Written exercise =>
Please find all lines in the data that hold the string "code" and copy them.

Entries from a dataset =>
______

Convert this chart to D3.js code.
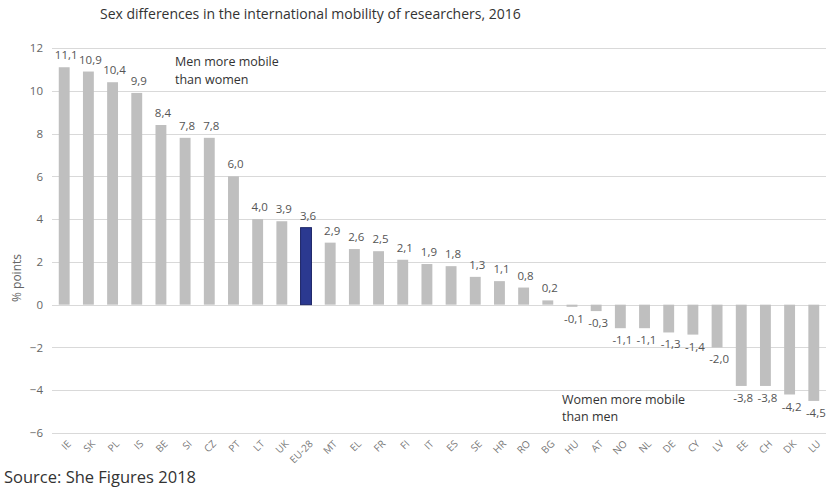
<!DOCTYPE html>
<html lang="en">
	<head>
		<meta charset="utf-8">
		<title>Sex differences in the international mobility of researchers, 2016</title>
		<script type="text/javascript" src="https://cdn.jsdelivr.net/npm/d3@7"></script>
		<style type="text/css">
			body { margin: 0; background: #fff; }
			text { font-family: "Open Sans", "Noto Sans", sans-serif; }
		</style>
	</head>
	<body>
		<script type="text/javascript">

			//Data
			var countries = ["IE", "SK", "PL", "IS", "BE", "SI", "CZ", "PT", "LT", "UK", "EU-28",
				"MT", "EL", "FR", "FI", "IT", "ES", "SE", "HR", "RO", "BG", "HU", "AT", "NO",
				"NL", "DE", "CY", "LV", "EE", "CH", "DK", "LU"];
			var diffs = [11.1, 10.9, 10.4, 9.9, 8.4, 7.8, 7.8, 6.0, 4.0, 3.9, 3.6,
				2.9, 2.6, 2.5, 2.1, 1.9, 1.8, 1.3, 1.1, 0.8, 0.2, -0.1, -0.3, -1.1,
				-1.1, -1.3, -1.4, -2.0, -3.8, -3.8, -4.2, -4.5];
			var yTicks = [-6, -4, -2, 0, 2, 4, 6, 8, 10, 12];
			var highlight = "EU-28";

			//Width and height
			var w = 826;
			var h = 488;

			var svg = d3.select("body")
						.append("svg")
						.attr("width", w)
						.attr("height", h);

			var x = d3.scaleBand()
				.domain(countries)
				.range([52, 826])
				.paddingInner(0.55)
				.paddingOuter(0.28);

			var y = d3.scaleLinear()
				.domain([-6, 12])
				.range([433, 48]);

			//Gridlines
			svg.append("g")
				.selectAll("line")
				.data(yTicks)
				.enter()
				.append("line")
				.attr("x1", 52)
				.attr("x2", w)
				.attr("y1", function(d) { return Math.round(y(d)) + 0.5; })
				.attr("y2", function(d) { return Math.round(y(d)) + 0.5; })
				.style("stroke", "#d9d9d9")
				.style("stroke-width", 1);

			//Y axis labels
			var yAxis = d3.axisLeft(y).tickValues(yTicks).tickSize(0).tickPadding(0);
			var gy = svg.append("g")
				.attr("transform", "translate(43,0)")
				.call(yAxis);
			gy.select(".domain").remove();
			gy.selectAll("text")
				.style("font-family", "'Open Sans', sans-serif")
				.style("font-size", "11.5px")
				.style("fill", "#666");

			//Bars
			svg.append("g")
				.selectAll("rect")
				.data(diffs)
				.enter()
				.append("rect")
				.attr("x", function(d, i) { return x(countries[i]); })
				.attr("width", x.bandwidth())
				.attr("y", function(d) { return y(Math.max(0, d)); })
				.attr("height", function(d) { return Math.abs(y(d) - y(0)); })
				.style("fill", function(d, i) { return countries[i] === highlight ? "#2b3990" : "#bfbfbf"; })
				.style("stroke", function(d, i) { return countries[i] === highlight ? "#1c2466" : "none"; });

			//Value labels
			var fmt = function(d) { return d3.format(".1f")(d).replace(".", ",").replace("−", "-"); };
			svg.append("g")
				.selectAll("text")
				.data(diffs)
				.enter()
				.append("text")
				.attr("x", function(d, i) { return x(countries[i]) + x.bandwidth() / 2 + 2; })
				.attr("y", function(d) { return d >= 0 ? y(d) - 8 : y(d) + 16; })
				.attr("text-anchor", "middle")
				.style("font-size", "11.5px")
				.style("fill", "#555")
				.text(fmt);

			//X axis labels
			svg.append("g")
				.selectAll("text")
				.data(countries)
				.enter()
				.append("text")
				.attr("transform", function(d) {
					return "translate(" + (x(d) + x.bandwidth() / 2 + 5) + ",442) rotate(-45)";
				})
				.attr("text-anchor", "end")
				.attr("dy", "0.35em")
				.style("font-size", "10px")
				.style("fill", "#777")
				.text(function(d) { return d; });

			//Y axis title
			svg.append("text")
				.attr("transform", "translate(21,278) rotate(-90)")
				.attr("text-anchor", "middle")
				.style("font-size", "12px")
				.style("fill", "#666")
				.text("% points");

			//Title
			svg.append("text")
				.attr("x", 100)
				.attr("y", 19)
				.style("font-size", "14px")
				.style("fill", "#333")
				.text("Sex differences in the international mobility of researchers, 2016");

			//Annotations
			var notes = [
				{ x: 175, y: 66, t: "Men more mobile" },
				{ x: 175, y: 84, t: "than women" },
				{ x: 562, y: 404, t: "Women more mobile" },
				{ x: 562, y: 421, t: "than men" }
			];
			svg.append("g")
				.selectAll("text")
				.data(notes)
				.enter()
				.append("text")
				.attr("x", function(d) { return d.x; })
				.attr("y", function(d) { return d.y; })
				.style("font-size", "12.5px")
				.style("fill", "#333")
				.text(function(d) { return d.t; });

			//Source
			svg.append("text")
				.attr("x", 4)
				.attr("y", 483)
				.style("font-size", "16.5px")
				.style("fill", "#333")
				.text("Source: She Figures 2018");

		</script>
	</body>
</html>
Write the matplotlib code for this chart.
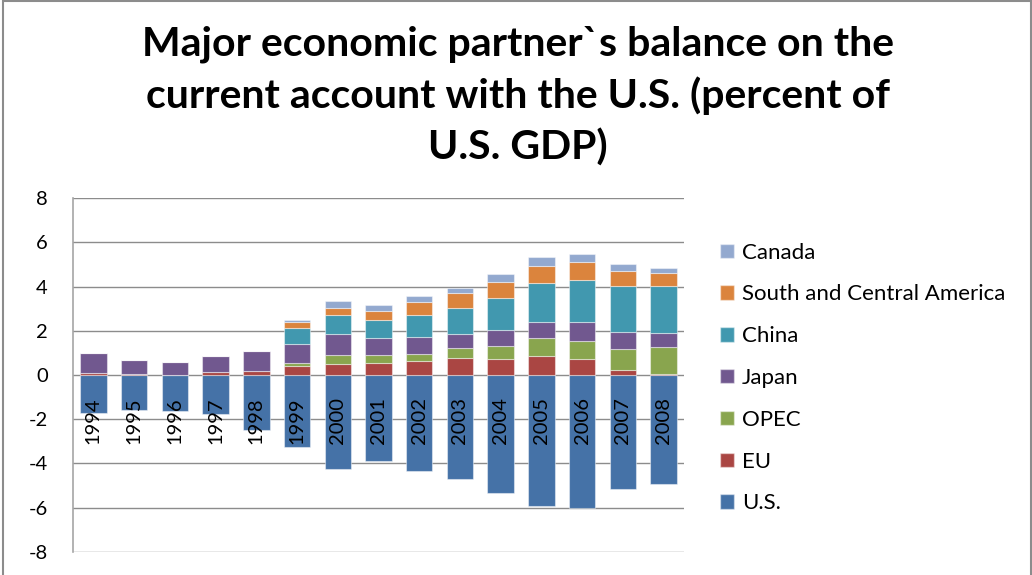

______

Response for this exercise =>
Convert this chart to D3.js code.
Write the matplotlib code for this chart.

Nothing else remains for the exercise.